Task data:
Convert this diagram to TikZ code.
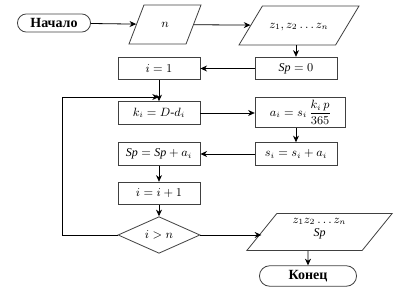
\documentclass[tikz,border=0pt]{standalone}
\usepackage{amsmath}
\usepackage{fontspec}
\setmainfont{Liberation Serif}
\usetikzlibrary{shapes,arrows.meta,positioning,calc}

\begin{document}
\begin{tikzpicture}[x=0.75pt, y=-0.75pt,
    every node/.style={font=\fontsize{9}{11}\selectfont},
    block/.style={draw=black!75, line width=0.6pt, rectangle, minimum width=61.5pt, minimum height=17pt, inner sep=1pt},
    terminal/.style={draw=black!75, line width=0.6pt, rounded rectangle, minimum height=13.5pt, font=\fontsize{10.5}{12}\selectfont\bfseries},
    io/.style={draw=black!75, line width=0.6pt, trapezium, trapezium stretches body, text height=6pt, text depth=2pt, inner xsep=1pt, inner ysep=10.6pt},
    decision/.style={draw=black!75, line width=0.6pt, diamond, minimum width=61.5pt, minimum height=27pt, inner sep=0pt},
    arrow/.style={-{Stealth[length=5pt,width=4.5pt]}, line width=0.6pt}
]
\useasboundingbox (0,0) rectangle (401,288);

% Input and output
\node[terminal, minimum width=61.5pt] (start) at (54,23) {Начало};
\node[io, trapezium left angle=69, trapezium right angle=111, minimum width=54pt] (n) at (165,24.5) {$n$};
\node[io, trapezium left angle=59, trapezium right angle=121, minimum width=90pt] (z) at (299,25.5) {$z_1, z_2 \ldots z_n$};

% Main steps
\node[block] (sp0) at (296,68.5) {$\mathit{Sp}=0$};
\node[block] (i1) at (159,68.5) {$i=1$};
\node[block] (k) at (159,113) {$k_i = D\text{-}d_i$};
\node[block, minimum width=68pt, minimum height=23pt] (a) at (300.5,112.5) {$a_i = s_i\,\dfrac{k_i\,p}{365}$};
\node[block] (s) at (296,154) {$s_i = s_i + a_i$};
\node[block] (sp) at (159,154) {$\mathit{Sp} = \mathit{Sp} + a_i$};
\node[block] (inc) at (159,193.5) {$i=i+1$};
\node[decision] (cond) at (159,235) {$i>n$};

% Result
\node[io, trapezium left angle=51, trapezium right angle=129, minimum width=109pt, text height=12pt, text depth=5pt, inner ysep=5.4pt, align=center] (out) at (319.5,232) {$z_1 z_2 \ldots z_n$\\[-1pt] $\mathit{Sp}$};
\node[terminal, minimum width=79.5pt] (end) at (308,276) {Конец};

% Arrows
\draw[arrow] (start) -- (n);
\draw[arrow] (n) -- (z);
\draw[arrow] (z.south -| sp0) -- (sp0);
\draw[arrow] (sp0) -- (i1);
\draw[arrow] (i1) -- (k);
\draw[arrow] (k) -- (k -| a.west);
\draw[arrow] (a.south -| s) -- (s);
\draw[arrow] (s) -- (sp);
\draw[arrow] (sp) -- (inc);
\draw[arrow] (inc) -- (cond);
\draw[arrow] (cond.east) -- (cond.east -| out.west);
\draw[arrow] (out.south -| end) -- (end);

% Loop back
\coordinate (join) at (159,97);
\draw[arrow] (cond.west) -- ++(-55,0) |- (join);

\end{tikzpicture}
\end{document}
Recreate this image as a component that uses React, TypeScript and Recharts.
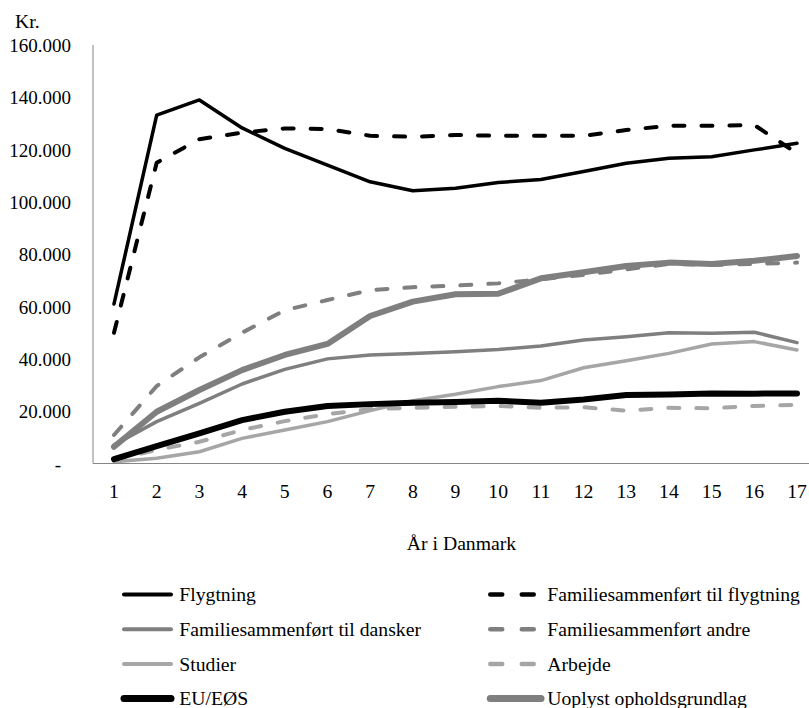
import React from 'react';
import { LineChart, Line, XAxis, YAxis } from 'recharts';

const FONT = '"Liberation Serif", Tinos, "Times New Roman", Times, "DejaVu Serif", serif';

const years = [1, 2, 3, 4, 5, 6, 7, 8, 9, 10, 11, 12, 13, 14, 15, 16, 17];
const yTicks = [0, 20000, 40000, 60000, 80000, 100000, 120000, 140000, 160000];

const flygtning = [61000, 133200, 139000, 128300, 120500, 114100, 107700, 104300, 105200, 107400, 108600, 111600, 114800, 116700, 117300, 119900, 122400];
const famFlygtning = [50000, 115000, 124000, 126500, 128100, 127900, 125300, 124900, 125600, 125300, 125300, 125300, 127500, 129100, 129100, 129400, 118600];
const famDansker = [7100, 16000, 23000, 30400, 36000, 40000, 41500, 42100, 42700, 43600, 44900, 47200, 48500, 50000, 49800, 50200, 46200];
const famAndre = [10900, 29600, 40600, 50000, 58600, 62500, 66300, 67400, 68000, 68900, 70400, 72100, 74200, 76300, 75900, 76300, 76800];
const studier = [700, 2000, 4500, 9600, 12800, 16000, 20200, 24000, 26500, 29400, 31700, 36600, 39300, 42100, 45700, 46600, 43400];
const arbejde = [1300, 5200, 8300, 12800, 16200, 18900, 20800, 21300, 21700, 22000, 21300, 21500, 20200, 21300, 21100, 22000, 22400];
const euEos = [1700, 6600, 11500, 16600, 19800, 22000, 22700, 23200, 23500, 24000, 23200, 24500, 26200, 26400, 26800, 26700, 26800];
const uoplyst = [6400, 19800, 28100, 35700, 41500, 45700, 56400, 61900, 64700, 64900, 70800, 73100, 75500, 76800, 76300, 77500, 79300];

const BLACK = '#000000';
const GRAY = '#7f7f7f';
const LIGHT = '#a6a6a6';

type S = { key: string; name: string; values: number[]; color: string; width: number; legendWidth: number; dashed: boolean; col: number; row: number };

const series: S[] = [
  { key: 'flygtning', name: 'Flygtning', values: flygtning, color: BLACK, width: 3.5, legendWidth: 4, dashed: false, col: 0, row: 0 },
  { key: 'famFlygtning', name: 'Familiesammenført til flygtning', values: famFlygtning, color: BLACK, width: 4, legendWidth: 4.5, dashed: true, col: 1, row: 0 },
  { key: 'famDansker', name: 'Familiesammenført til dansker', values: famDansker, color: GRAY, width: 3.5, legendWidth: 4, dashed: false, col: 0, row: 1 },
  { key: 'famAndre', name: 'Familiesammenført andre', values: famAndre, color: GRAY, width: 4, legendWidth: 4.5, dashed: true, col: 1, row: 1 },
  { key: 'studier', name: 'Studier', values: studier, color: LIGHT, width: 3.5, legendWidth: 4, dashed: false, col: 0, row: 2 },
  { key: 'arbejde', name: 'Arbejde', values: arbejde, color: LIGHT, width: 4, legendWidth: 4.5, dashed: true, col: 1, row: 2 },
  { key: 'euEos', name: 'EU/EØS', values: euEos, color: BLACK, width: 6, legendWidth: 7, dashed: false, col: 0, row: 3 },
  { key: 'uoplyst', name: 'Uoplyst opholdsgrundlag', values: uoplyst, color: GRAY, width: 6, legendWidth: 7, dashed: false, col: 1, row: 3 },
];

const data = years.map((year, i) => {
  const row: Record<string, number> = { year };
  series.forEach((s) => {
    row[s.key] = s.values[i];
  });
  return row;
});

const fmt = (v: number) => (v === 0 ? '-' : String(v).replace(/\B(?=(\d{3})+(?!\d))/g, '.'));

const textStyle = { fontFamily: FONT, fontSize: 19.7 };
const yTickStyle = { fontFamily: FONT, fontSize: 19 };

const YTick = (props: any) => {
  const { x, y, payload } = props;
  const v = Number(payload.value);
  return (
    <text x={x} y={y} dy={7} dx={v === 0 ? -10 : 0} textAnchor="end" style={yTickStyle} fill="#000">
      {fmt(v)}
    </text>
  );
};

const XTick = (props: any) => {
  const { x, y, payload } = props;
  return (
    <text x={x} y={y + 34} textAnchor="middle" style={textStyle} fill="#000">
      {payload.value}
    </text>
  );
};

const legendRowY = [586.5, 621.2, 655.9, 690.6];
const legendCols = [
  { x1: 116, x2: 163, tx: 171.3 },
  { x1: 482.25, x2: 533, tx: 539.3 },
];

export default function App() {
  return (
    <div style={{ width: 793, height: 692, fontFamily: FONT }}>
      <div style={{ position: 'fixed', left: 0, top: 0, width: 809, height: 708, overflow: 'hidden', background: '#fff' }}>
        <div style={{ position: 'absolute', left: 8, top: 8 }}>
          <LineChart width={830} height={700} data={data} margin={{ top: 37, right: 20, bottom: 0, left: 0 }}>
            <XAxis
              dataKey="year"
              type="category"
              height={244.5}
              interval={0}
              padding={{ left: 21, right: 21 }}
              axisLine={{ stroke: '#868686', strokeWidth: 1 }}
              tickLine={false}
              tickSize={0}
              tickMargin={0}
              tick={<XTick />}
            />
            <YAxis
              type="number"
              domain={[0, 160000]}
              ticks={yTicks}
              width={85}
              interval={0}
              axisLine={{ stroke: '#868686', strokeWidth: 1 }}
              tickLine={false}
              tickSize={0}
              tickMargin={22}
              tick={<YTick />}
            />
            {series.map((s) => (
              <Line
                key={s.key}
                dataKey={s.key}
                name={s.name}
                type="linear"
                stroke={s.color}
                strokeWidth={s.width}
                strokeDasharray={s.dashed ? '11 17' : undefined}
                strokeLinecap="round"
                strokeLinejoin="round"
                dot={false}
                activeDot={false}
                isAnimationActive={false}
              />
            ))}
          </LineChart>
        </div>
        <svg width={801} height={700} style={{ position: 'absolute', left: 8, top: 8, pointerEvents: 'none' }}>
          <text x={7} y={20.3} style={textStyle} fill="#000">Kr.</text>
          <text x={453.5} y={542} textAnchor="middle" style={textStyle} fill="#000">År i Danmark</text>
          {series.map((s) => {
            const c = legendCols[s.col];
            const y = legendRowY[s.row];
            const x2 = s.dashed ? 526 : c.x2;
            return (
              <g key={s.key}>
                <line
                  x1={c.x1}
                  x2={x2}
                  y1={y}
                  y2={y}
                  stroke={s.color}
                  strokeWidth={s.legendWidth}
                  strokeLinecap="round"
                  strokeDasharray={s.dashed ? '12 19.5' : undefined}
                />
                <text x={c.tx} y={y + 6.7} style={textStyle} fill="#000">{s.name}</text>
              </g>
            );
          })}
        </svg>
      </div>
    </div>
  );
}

Problem description:
Only the lines from the start of the records through the line containing "left angle=59, trapezium" should be repeated, word for word, with the pictures left out.

Exercise output:
Convert this diagram to TikZ code.
\documentclass[tikz,border=0pt]{standalone}
\usepackage{amsmath}
\usepackage{fontspec}
\setmainfont{Liberation Serif}
\usetikzlibrary{shapes,arrows.meta,positioning,calc}

\begin{document}
\begin{tikzpicture}[x=0.75pt, y=-0.75pt,
    every node/.style={font=\fontsize{9}{11}\selectfont},
    block/.style={draw=black!75, line width=0.6pt, rectangle, minimum width=61.5pt, minimum height=17pt, inner sep=1pt},
    terminal/.style={draw=black!75, line width=0.6pt, rounded rectangle, minimum height=13.5pt, font=\fontsize{10.5}{12}\selectfont\bfseries},
    io/.style={draw=black!75, line width=0.6pt, trapezium, trapezium stretches body, text height=6pt, text depth=2pt, inner xsep=1pt, inner ysep=10.6pt},
    decision/.style={draw=black!75, line width=0.6pt, diamond, minimum width=61.5pt, minimum height=27pt, inner sep=0pt},
    arrow/.style={-{Stealth[length=5pt,width=4.5pt]}, line width=0.6pt}
]
\useasboundingbox (0,0) rectangle (401,288);

% Input and output
\node[terminal, minimum width=61.5pt] (start) at (54,23) {Начало};
\node[io, trapezium left angle=69, trapezium right angle=111, minimum width=54pt] (n) at (165,24.5) {$n$};
\node[io, trapezium left angle=59, trapezium right angle=121, minimum width=90pt] (z) at (299,25.5) {$z_1, z_2 \ldots z_n$};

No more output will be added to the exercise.